--- start of Information shown ---

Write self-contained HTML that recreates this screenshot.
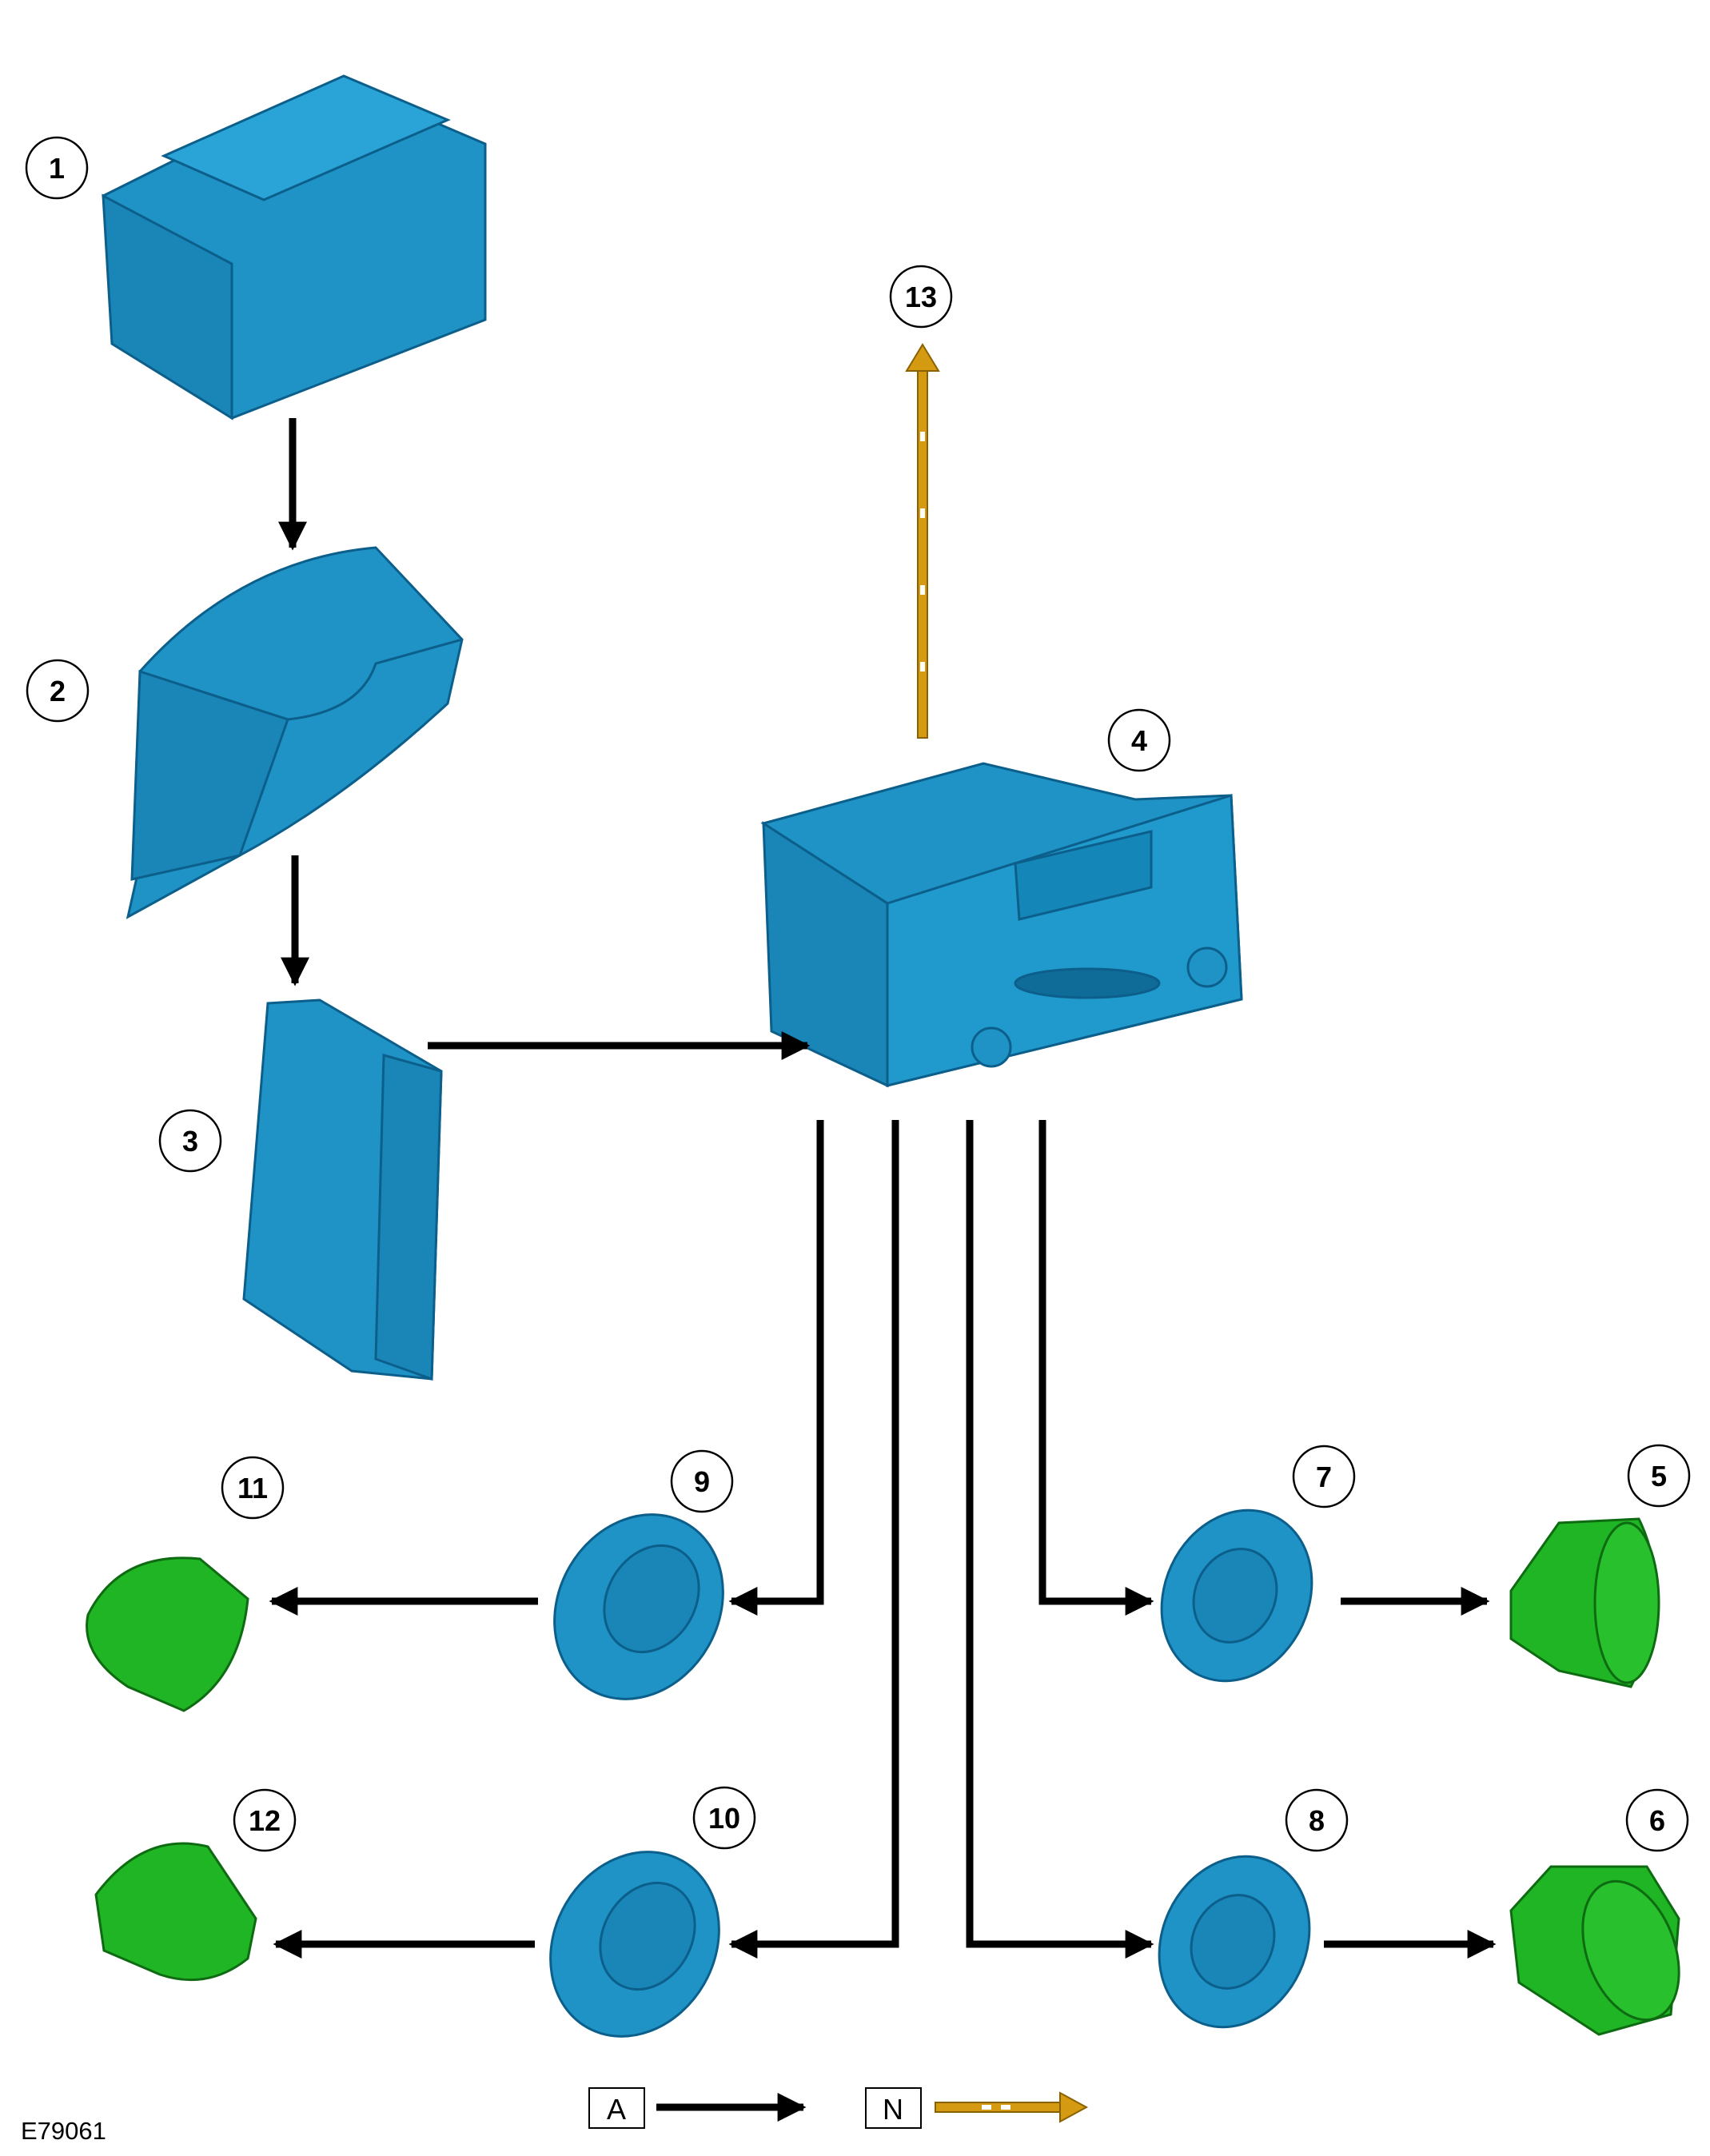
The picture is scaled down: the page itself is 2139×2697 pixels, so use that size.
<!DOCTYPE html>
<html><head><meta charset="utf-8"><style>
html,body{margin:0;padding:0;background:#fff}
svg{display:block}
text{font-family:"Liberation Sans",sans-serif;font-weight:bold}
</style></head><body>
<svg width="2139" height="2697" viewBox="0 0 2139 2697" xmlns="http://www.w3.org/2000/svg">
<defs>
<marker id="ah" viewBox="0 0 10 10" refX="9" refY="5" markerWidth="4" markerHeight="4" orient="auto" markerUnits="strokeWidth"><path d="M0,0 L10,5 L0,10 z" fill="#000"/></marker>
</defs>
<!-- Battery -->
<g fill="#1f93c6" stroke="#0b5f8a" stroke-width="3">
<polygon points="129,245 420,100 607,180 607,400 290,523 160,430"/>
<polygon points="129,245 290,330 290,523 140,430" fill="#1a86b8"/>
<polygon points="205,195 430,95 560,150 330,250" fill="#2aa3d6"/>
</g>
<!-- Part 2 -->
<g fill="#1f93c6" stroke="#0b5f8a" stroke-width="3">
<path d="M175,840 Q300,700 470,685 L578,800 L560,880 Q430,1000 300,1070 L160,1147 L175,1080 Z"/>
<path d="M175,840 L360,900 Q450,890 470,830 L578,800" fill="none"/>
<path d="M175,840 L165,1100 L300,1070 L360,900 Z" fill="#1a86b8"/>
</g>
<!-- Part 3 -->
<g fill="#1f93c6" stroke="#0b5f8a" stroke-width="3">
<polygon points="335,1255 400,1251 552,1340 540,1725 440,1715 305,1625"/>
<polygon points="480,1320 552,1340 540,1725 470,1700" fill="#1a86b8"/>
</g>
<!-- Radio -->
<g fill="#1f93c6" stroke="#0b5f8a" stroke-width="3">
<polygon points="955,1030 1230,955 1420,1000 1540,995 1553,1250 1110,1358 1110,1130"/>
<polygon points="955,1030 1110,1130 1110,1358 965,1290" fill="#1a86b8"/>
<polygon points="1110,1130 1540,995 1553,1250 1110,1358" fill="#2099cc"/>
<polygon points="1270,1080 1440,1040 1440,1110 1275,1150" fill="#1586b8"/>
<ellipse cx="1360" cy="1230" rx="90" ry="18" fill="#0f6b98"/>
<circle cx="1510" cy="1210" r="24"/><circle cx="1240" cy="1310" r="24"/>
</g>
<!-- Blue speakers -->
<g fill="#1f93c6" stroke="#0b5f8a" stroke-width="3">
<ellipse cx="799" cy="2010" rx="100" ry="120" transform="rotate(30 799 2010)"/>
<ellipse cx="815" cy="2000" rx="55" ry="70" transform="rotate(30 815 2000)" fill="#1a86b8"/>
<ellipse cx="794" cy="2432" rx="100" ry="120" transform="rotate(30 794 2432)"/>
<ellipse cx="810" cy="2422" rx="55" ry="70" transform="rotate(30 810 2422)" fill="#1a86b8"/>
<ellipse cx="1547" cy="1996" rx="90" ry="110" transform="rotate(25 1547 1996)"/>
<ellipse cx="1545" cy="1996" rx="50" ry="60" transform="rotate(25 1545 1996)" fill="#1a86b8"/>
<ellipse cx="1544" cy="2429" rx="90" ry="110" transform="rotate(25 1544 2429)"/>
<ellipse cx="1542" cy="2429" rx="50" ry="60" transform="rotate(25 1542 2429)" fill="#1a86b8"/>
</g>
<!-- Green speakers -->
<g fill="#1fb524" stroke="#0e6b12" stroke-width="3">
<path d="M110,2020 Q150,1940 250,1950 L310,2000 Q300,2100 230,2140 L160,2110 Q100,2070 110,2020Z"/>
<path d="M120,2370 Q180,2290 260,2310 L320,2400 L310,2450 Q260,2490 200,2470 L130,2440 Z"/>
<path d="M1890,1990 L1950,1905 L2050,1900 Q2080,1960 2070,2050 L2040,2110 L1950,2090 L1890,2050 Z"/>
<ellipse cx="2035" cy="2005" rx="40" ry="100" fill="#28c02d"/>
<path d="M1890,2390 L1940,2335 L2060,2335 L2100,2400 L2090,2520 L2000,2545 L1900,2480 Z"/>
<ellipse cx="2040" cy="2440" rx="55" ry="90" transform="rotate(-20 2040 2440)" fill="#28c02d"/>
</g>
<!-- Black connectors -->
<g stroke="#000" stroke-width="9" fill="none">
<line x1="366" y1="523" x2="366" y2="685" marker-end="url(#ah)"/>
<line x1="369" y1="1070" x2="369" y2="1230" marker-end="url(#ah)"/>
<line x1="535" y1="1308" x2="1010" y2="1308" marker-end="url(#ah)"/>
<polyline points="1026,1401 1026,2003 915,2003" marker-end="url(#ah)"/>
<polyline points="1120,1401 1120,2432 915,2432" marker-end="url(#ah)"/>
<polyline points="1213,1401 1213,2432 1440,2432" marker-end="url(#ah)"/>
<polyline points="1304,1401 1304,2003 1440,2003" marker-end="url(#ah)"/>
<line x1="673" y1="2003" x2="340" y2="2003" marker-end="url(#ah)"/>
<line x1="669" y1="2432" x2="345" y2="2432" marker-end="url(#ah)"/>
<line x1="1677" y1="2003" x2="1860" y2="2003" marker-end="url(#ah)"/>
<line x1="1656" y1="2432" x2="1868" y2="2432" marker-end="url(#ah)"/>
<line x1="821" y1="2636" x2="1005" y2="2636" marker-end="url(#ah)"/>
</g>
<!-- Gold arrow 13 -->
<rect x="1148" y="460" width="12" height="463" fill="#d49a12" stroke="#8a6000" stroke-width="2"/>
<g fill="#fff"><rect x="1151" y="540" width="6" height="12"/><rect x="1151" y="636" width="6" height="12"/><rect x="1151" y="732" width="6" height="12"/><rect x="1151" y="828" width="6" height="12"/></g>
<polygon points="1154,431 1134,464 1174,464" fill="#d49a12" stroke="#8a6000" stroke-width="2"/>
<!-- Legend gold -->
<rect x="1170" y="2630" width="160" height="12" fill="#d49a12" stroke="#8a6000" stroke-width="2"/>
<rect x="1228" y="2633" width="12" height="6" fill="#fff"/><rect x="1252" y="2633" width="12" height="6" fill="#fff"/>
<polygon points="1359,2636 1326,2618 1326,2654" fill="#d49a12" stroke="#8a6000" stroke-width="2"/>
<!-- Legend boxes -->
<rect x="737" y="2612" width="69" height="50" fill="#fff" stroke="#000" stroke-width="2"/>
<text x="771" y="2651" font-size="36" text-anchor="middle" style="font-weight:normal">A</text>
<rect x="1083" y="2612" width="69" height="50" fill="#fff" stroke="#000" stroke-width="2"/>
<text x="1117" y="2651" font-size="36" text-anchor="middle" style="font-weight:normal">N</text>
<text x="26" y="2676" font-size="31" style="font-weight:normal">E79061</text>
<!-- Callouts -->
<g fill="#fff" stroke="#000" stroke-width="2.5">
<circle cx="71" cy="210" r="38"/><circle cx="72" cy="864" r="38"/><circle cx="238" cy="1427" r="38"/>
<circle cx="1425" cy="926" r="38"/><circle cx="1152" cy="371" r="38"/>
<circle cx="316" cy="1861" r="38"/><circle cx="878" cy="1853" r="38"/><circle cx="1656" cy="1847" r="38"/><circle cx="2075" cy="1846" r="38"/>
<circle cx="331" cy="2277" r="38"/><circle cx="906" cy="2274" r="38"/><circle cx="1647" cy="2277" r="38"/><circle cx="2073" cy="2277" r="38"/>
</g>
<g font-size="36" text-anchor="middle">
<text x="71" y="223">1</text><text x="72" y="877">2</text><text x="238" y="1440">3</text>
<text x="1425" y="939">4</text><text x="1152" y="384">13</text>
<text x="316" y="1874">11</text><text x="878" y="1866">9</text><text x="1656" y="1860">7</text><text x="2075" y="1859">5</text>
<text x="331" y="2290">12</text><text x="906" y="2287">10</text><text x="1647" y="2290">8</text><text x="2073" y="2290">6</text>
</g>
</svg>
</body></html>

--- end of Information shown ---

Work to do: Show every line above in which the word "that" occurs.

Task output:
Write self-contained HTML that recreates this screenshot.
The picture is scaled down: the page itself is 2139×2697 pixels, so use that size.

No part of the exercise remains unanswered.